• There are generally 5 types of business structures you can choose from if you’re starting a new business for profit:
    • Sole-proprietorship
    • General Partnership
    • Limited Partnership (LP)
    • Limited Liability Partnership (LLP)
    • Limited Liability Company (LLC)
  • To decide which business structure is most suitable for you, you will need to consider the following factors: –
    • How much capital you are prepared to invest?
    • How many owners there will be in the business?
    • What liabilities and responsibilities you are prepared to assume?
    • What risks you are prepared to take?
    • Whether a company of that structure will be easy to close?
  • Some of the main features of a Limited Partnership include the following: –
    • Limited Partnership (LP):
      • A LP comprises at least 2 partners of which 1 partner must be the general partner and 1 partner must be the limited partner.
      • A general partner is liable for all the LP’s debts. He also has control over the management of the entity.
      • A limited partner is only liable for the LP’s debts up to the amount of his own respective individual contributions to the business which would have been fixed when the entity was first formed.
      • A partners can be an individual or a foreign or local company.
      • The partners pay tax on their share of income from the partnership according to their own personal rates of income tax.
      • You can consider using an LP if you wish to invest in a business without participating in its management and you place a greater value on having limited liability protection compared to being involved in the LP’s management.
      • The limited partner must be careful not to carry out any activities that may be considered as “participation in management”.
      • This is because once a limited partner participates in the management of the business, he will lose the limited liability protection and he will instead become personally liable for the entity’s’ debts going forward.
      • A list of activities that the limited partner may carry out without being considered as “participating in management” may be found in the First Schedule to the Limited Partnerships Act.

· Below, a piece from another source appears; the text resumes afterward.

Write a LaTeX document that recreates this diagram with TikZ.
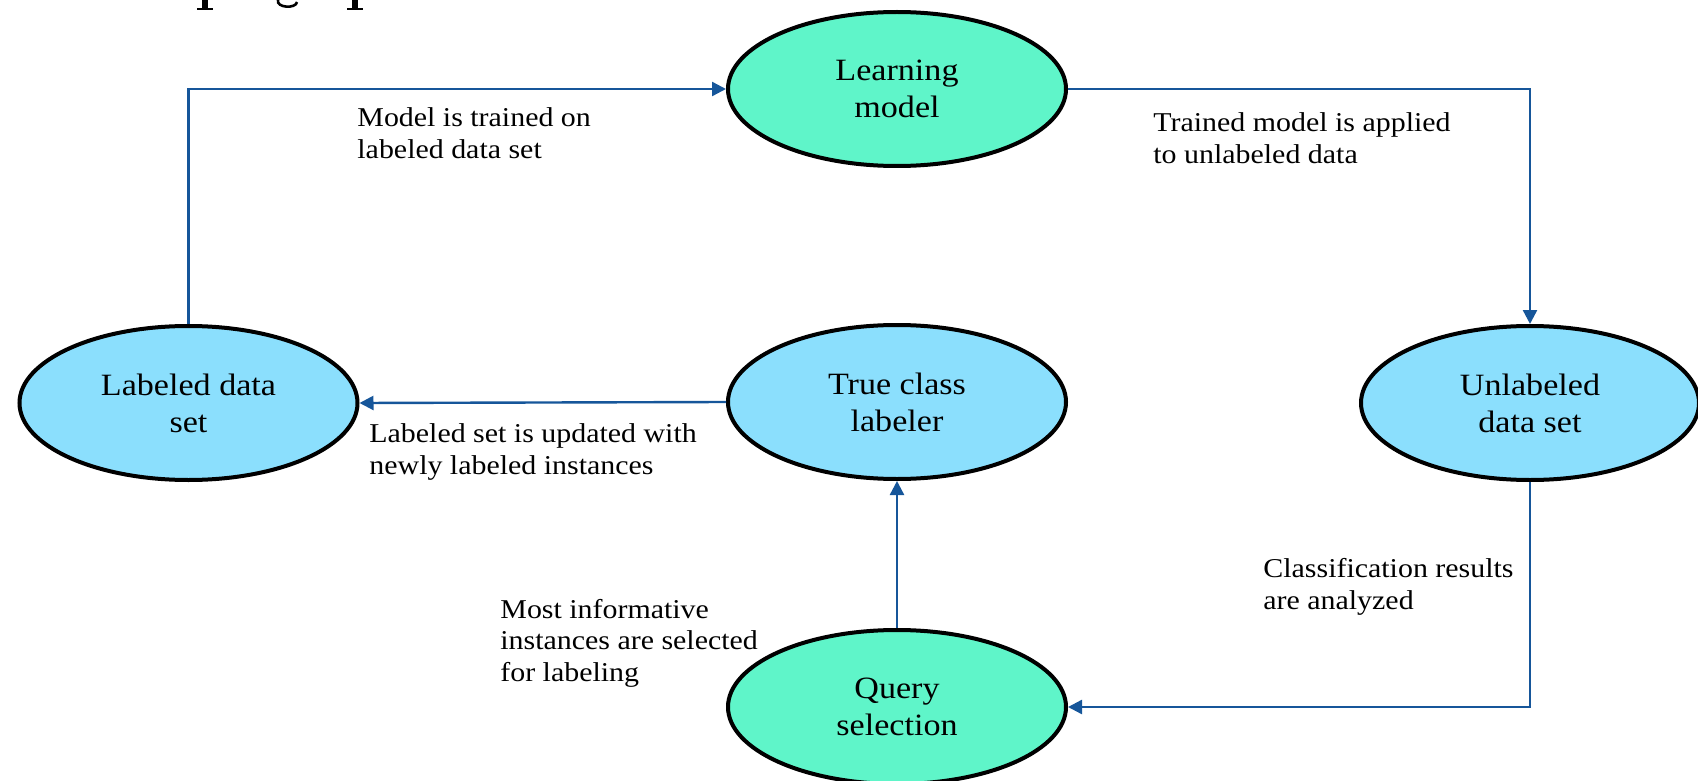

      • An LP is not a separate and distinct legal entity. As such, it is not entitled to sue and be sued in its own name or own land in its own name. Instead, the LP can be sued in the names of individual partners.

In addition, it will not have perpetual succession (i.e. it will terminate upon the death or departure of the owners or partners). This is because only entities with perpetual succession can continue to exist and operate upon the death or departure of the owners without having to transfer property whenever there is a change of its ownership.